2. Rescatando a Nietzsche de la versión de quienes se apresuraron a condenarlo como un portavoz del imperialismo o un apologeta del capitalismo (el fascismo del dinero), después de que se lo hubiera enjuiciado vilmente como un teórico del nazismo, Mazzino Montinari (2003) apunta que el autor de El Anticristo ignoraba los debates de Marx y Engels contra la consigna pequeño-burguesa de la igualdad, y que nunca pudo ir más allá de la dimensión moral al juzgar al fenómeno político-cultural más importante de su época, el socialismo moderno, al que apenas (mal)interpretó como una continuación del cristianismo. Las críticas apresuradas de ciertos intelectuales de izquierda dejaron de lado los aspectos de Nietzsche que los hubieran aproximado a él: el Nietzsche que pugnaba por la superación del Estado y el que deseaba la superación de la "política" como represión.

3. Ritvo (2011) distingue la "discriminación" de la "segregación": la primera procedería por apartamiento, mientras que lo característico de la segunda es la expulsión. Dejaremos de lado esta diferencia aquí.

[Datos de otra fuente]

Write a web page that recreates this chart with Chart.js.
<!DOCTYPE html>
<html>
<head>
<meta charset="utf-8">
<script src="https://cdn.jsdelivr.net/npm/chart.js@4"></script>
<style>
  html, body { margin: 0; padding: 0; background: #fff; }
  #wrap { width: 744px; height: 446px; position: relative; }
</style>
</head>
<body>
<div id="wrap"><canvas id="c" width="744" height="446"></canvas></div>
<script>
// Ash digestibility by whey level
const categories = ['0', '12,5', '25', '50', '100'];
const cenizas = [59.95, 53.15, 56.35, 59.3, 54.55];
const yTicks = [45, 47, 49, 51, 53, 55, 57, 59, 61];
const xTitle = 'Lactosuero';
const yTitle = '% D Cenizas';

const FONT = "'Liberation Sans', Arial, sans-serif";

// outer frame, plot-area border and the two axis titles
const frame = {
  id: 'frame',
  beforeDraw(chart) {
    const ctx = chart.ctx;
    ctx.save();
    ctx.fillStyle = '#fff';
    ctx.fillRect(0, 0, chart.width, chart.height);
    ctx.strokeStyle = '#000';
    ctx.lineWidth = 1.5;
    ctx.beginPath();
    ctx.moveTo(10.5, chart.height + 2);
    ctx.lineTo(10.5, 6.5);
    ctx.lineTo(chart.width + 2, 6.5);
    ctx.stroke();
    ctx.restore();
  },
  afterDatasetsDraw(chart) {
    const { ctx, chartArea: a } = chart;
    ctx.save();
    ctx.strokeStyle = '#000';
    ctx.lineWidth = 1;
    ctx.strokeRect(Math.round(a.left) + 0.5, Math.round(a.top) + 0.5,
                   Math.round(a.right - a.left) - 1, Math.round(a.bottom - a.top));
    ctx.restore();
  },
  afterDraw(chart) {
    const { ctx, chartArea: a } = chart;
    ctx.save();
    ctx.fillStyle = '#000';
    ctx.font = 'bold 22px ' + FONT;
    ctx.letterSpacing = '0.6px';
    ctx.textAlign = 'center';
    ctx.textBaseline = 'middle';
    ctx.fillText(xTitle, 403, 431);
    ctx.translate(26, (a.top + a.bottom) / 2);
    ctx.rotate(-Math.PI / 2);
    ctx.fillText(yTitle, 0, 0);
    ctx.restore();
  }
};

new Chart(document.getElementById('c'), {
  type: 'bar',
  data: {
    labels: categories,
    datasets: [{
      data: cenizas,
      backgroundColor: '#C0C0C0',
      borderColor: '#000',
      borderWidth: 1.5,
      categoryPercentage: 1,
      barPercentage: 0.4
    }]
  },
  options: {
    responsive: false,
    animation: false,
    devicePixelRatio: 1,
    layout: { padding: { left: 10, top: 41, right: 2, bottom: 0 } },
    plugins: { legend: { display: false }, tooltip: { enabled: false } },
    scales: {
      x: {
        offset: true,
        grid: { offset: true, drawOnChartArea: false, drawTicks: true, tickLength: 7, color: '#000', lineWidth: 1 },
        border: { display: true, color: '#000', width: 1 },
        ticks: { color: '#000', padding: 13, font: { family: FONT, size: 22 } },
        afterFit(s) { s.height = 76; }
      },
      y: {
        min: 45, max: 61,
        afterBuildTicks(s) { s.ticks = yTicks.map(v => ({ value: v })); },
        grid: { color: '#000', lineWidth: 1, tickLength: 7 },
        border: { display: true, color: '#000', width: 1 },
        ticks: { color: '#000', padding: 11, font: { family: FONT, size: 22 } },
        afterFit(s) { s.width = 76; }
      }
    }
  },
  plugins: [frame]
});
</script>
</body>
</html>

4. Se trata de Emmy von N.: "Por algún camino doy en preguntarle por qué ha tenido dolores de estómago, y de dónde provienen. Yo creo que en ella los dolores de estómago acompañan a cada ataque de zoopsia. Su respuesta, bastante renuente, fue que no lo sabe. Le doy plazo hasta mañana para recordarlo. Y hete aquí que me dice, con expresión de descontento, que no debo estarle preguntando siempre de dónde viene esto y estotro, sino dejarla contar lo que tiene para decirme" (Freud, S. [1885] 1976/1992, 84).

5. Quizá sea redundante expresar que la escucha a la que hacemos referencia no se limita a la audición de sonidos, sino que en tanto nueva ciencia del reconocimiento abarca las más amplias disposiciones corporales, subjetivas.